From the Shadows of Otherside series, volume 2

by Whitney Hill

Pub Date: Nov. 20th, 2020
ISBN: 978-1-73442-274-0
Publisher: Benu Media

The second installment of Hill’s urban-fantasy series pits its air-spirit private detective against a plot to raise the dead.

Arden Finch is a sylph—an elemental born of an elf and a djinni. For her first 25 years, her djinn relatives taught her to hide her powers. Elves consider sylphs abominations, and most would kill her on sight. After the events of Elemental(2020), however, Arden has gained the begrudging protection of House Monteague, the leading elven family.
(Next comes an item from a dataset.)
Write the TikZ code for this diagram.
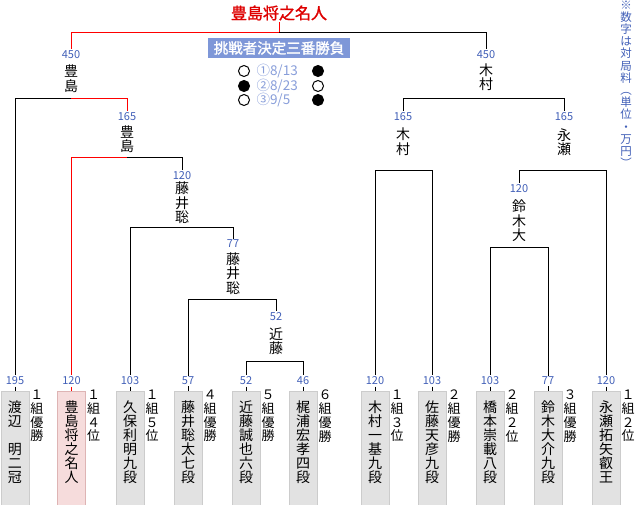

She’s now a neutral party in the squabbles and maneuverings of Otherside—an umbrella term for the disparate cliques of supernatural creatures who lead double lives among North Carolina’s human population. Arden may have found a bit of acceptance, but her happiness is short-lived, as Otherside is in imminent danger of being revealed to the humans. Before that happens, Arden needs to forge an alliance among the elves, vampires, werewolves, djinn, and others. But her werewolf boyfriend, Roman, keeps taking actions behind her back; the Monteague princess Evangeline wants her dead; and sultry vampire Maria is determined to seduce her. Worst of all, Arden’s latest investigation in the human world—into bodies stolen from the local morgue—leads her to suspect that a lich lord has risen and is building a zombie army. Can Arden ward off both death and disaster? Hill employs a pulp-noir style with modern-day verve and attitude, and Arden has a bit of a Jessica Jones vibe. As a supernatural being passing as a mixed-race human, she’s keenly aware of contemporary minority rights movements, and her fortitude in Otherside dealings resonates strongly with analogous struggles in the real world. But although Hill’s worldbuilding will draw the reader in, it’s the strong-willed, hard-boiled protagonist who will keep them engaged, as Arden’s narration ties the speculative elements together and brings a sense of simmering urgency to the proceedings. One minor criticism is that Hill’s prose occasionally hurries along a bit too quickly, but it won’t stop readers from finishing the book in one sitting.

A compelling book of Otherside that goes from strength to strength.